Most people don’t give up because things are genuinely hopeless. They give up because they take one bad moment and decide it means everything has failed.

One off day. One reaction. One slip. And suddenly the story becomes, See, I knew this wouldn’t last.

Once that story takes hold, motivation drops fast. Not because you’re weak, lazy, or not trying hard enough, but because discouragement spreads quickly when no one has taught you how to deal with it. When a setback is treated like a verdict instead of a moment, it drains your energy before you’ve had a chance to steady yourself.

That’s the real danger here. Not the setback itself, but the meaning you give it.


Why Setbacks Hurt More at This Stage

Setbacks don’t usually feel hardest at the beginning of change. Early on, you expect things to be messy. You know you’re learning, and mistakes feel part of the deal.

Later, when things are fully settled, a bad day doesn’t shake you as much either. You’ve built enough trust in yourself to ride it out.

But this stage — the middle — is different.

You’ve already put effort in. You’ve already changed some things. You thought you were past this bit. So when something old shows up again, it doesn’t feel neutral. It feels confusing and frustrating. You start thinking, I thought I was doing better than this. Why is this still happening?

Not because the change wasn’t real, but because you expected it to be finished by now.

Growth doesn’t work like that.


The Expectation That Trips People Up

There’s a quiet belief that catches a lot of people out, even if they’ve never said it out loud: If something improves, it should stay improved.

So when an old habit or reaction appears again, it feels like a mistake. Like a sign you’ve messed up. Like evidence that nothing has really changed.

But what’s actually happening is much simpler. You’re using new skills in situations that don’t play fair. Stress, tiredness, pressure, awkward moments, people pushing your buttons — these things test change before it’s fully settled.

An old reaction showing up doesn’t mean nothing has changed. It usually means something was challenged. That difference matters.

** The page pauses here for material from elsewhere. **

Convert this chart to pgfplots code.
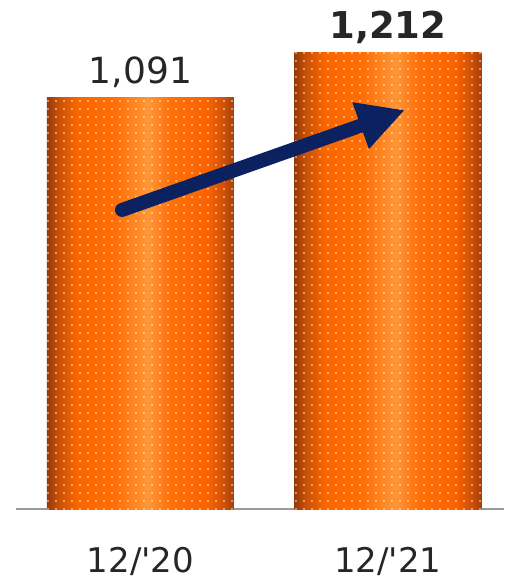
\documentclass[border=0pt]{standalone}
\usepackage{pgfplots}
\pgfplotsset{compat=1.18}
\usepackage{fontspec}
\setmainfont{DejaVu Sans}
\usetikzlibrary{arrows.meta,patterns.meta}

\definecolor{txt}{HTML}{262626}
\definecolor{navy}{HTML}{0B2160}
\definecolor{basegray}{HTML}{9A9A9A}

% cylinder-like orange fill: dark rims, bright streak right of centre
\pgfdeclarehorizontalshading{orangebar}{100bp}{%
  color(0bp)=(black!40!orange);
  color(25bp)=({rgb,255:red,150;green,58;blue,10});
  color(28bp)=({rgb,255:red,200;green,80;blue,5});
  color(33bp)=({rgb,255:red,250;green,102;blue,0});
  color(43bp)=({rgb,255:red,255;green,110;blue,5});
  color(52bp)=({rgb,255:red,255;green,150;blue,55});
  color(58bp)=({rgb,255:red,255;green,112;blue,8});
  color(68bp)=({rgb,255:red,250;green,98;blue,0});
  color(72bp)=({rgb,255:red,210;green,82;blue,5});
  color(75bp)=({rgb,255:red,165;green,62;blue,10});
  color(100bp)=({rgb,255:red,165;green,62;blue,10})}

\pgfplotsset{
  cyl bar/.style={
    ybar, bar width=0.7556, bar shift=0pt, draw=none, mark=none,
    shade, shading=orangebar,
    postaction={shade=false, pattern={Dots[distance=8pt, radius=0.9pt]},
                pattern color=white!85!orange},
    nodes near coords,
  },
}

\begin{document}
\begin{tikzpicture}
\useasboundingbox (-16pt,-72pt) rectangle (488pt,509pt);
\begin{axis}[
  scale only axis,
  width=488pt, height=509pt,
  xmin=-0.503, xmax=1.469,
  ymin=0, ymax=1351,
  axis y line=none,
  axis x line*=bottom,
  x axis line style={draw=basegray, line width=2pt, -},
  xtick={0,1},
  xticklabels={12/\textquotesingle 20,12/\textquotesingle 21},
  major tick length=0pt,
  xticklabel style={anchor=base, yshift=-63pt, font=\fontsize{34}{40}\selectfont, text=txt},
  ytick=\empty,
  clip=false,
  /pgf/number format/.cd, 1000 sep={,}, fixed, assume math mode=true,
  /pgfplots/.cd,
  nodes near coords style={anchor=base, yshift=14pt, text=txt},
]
\addplot[cyl bar, nodes near coords style={font=\fontsize{36}{42}\selectfont}]
  coordinates {(0,1091)};
\addplot[cyl bar, nodes near coords style={font=\fontsize{37}{44}\selectfont\bfseries}]
  coordinates {(1,1212)};
% growth arrow
\addplot[draw=navy, line width=14pt, line cap=round, mark=none,
  -{Triangle[length=47pt, width=46pt]}]
  coordinates {(-0.0747,793.7) (1.0687,1059)};
\end{axis}
\end{tikzpicture}
\end{document}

How One Slip Turns Into Giving Up

The setback itself is one moment. What causes real damage is what happens next.

That quiet voice in your head starts talking. It says things like, Here we go again. I always mess this up. Nothing ever sticks with me. And once you start listening to that story, everything else fades out.

You stop noticing how much quicker you calm down now. You forget how different some of your reactions are. You overlook how much more aware you’ve become. All you can see is the slip.

That’s how one moment turns into pulling away, stopping effort, or deciding it’s not worth continuing. Not because you failed, but because you gave the setback more meaning than it deserved.


Pausing the Story Instead of the Process

This is where most people never slow down enough to notice something important. There’s a gap between that didn’t go well and everything is ruined. And you don’t need to fix the setback to stop the spiral. You just need to pause the story.

Instead of asking, What does this say about me? try asking, What actually happened here?

Most of the time the answer is simple and unglamorous. You were tired. You were stressed. You were caught off guard. You reacted quickly instead of carefully.

That isn’t failure. That’s being human under pressure.

There’s a real difference between slipping and quitting. Slipping means you handled a moment in a way you didn’t like. Quitting means deciding that moment defines you. They can feel emotionally similar, but they are not the same thing.

Slips happen inside growth. Quitting stops it.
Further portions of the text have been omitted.